**Description of the task**:
Give an exact transcription of every line, dropping the images.
** Begin Source material **
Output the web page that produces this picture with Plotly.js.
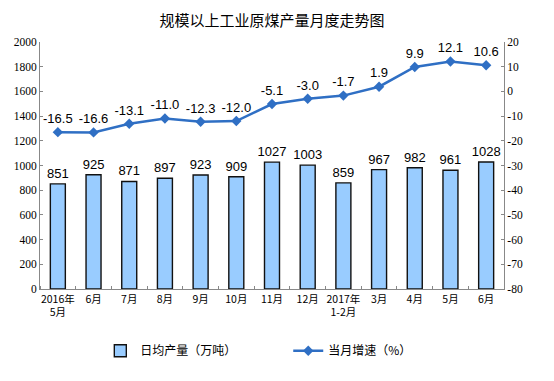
<!DOCTYPE html>
<html><head><meta charset="utf-8">
<script src="https://cdn.plot.ly/plotly-3.0.1.min.js"></script>
<style>html,body{margin:0;padding:0;background:#fff}</style>
</head><body><div id="chart" style="width:554px;height:381px"></div>
<script>
const categories = ["2016年<br>5月","6月","7月","8月","9月","10月","11月","12月","2017年<br>1-2月","3月","4月","5月","6月"];
const dailyOutput = [851, 925, 871, 897, 923, 909, 1027, 1003, 859, 967, 982, 961, 1028];
const monthlyGrowth = [-16.5, -16.6, -13.1, -11.0, -12.3, -12.0, -5.1, -3.0, -1.7, 1.9, 9.9, 12.1, 10.6];
const leftTicks = [0,200,400,600,800,1000,1200,1400,1600,1800,2000];
const rightTicks = [-80,-70,-60,-50,-40,-30,-20,-10,0,10,20];

const idx = categories.map((c,i)=>i);

const traces = [
  {type:'bar', x:idx, y:dailyOutput, name:'日均产量（万吨）', yaxis:'y',
   width:0.42,
   marker:{color:'#99CCFF', line:{color:'#111', width:1.4}},
   text:dailyOutput.map(String), textposition:'outside', cliponaxis:false, constraintext:'none',
   textfont:{family:'Liberation Sans, Arial', size:13, color:'#000'},
   legend:'legend'},
  {type:'scatter', mode:'lines+markers+text', x:idx, y:monthlyGrowth, yaxis:'y2',
   name:'当月增速（%）',
   line:{color:'#2F6FC4', width:2.5},
   marker:{symbol:'diamond', size:8, color:'#2F6FC4'},
   text:monthlyGrowth.map(v=>v.toFixed(1)), textposition:'top center', cliponaxis:false,
   textfont:{family:'Liberation Sans, Arial', size:13, color:'#000'},
   legend:'legend2'}
];

const layout = {
  width:554, height:381,
  margin:{l:40, r:50, t:42, b:92},
  paper_bgcolor:'#fff', plot_bgcolor:'#fff',
  title:{text:'规模以上工业原煤产量月度走势图', x:0.5, xref:'paper', y:0.945, yanchor:'middle',
         font:{family:'Noto Sans CJK SC', size:15, color:'#000'}},
  xaxis:{range:[-0.5, categories.length-0.5], tickmode:'array', tickvals:idx, ticktext:categories,
         tickangle:0, showline:true, linecolor:'#888', linewidth:1,
         ticks:'', showgrid:false, zeroline:false,
         minor:{tick0:-0.5, dtick:1, ticks:'inside', ticklen:3, tickcolor:'#888', showgrid:false},
         tickfont:{family:'Noto Sans CJK SC', size:10.5, color:'#000'}},
  yaxis:{range:[0,2000], tickvals:leftTicks, ticktext:leftTicks.map(String),
         showline:true, linecolor:'#888', ticks:'inside', ticklen:3, tickcolor:'#888',
         showgrid:false, zeroline:false,
         tickfont:{family:'Liberation Serif, Times New Roman', size:11.5, color:'#000'}},
  yaxis2:{range:[-80,20], overlaying:'y', side:'right', tickvals:rightTicks, ticktext:rightTicks.map(String),
         showline:true, linecolor:'#888', ticks:'inside', ticklen:3, tickcolor:'#888',
         showgrid:false, zeroline:false,
         tickfont:{family:'Liberation Serif, Times New Roman', size:11.5, color:'#000'}},
  showlegend:true,
  legend:{orientation:'h', x:0.13, y:-0.25, xanchor:'left', yanchor:'middle',
          font:{family:'Noto Sans CJK SC', size:12, color:'#000'}, bgcolor:'rgba(0,0,0,0)'},
  legend2:{orientation:'h', x:0.535, y:-0.25, xanchor:'left', yanchor:'middle',
          font:{family:'Noto Sans CJK SC', size:12, color:'#000'}, bgcolor:'rgba(0,0,0,0)'}
};
Plotly.newPlot('chart', traces, layout, {displayModeBar:false, staticPlot:true});
</script></body></html>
** End Source material **
**In response**:
Output the web page that produces this picture with Plotly.js.
<!DOCTYPE html>
<html><head><meta charset="utf-8">
<script src="https://cdn.plot.ly/plotly-3.0.1.min.js"></script>
<style>html,body{margin:0;padding:0;background:#fff}</style>
</head><body><div id="chart" style="width:554px;height:381px"></div>
<script>
const categories = ["2016年<br>5月","6月","7月","8月","9月","10月","11月","12月","2017年<br>1-2月","3月","4月","5月","6月"];
const dailyOutput = [851, 925, 871, 897, 923, 909, 1027, 1003, 859, 967, 982, 961, 1028];
const monthlyGrowth = [-16.5, -16.6, -13.1, -11.0, -12.3, -12.0, -5.1, -3.0, -1.7, 1.9, 9.9, 12.1, 10.6];
const leftTicks = [0,200,400,600,800,1000,1200,1400,1600,1800,2000];
const rightTicks = [-80,-70,-60,-50,-40,-30,-20,-10,0,10,20];

const idx = categories.map((c,i)=>i);

const traces = [
  {type:'bar', x:idx, y:dailyOutput, name:'日均产量（万吨）', yaxis:'y',
   width:0.42,
   marker:{color:'#99CCFF', line:{color:'#111', width:1.4}},
   text:dailyOutput.map(String), textposition:'outside', cliponaxis:false, constraintext:'none',
   textfont:{family:'Liberation Sans, Arial', size:13, color:'#000'},
   legend:'legend'},
  {type:'scatter', mode:'lines+markers+text', x:idx, y:monthlyGrowth, yaxis:'y2',
   name:'当月增速（%）',
   line:{color:'#2F6FC4', width:2.5},
   marker:{symbol:'diamond', size:8, color:'#2F6FC4'},
   text:monthlyGrowth.map(v=>v.toFixed(1)), textposition:'top center', cliponaxis:false,
   textfont:{family:'Liberation Sans, Arial', size:13, color:'#000'},
   legend:'legend2'}
];

const layout = {
  width:554, height:381,
  margin:{l:40, r:50, t:42, b:92},
  paper_bgcolor:'#fff', plot_bgcolor:'#fff',
  title:{text:'规模以上工业原煤产量月度走势图', x:0.5, xref:'paper', y:0.945, yanchor:'middle',
         font:{family:'Noto Sans CJK SC', size:15, color:'#000'}},
  xaxis:{range:[-0.5, categories.length-0.5], tickmode:'array', tickvals:idx, ticktext:categories,
         tickangle:0, showline:true, linecolor:'#888', linewidth:1,
         ticks:'', showgrid:false, zeroline:false,
         minor:{tick0:-0.5, dtick:1, ticks:'inside', ticklen:3, tickcolor:'#888', showgrid:false},
         tickfont:{family:'Noto Sans CJK SC', size:10.5, color:'#000'}},
  yaxis:{range:[0,2000], tickvals:leftTicks, ticktext:leftTicks.map(String),
         showline:true, linecolor:'#888', ticks:'inside', ticklen:3, tickcolor:'#888',
         showgrid:false, zeroline:false,
         tickfont:{family:'Liberation Serif, Times New Roman', size:11.5, color:'#000'}},
  yaxis2:{range:[-80,20], overlaying:'y', side:'right', tickvals:rightTicks, ticktext:rightTicks.map(String),
         showline:true, linecolor:'#888', ticks:'inside', ticklen:3, tickcolor:'#888',
         showgrid:false, zeroline:false,
         tickfont:{family:'Liberation Serif, Times New Roman', size:11.5, color:'#000'}},
  showlegend:true,
  legend:{orientation:'h', x:0.13, y:-0.25, xanchor:'left', yanchor:'middle',
          font:{family:'Noto Sans CJK SC', size:12, color:'#000'}, bgcolor:'rgba(0,0,0,0)'},
  legend2:{orientation:'h', x:0.535, y:-0.25, xanchor:'left', yanchor:'middle',
          font:{family:'Noto Sans CJK SC', size:12, color:'#000'}, bgcolor:'rgba(0,0,0,0)'}
};
Plotly.newPlot('chart', traces, layout, {displayModeBar:false, staticPlot:true});
</script></body></html>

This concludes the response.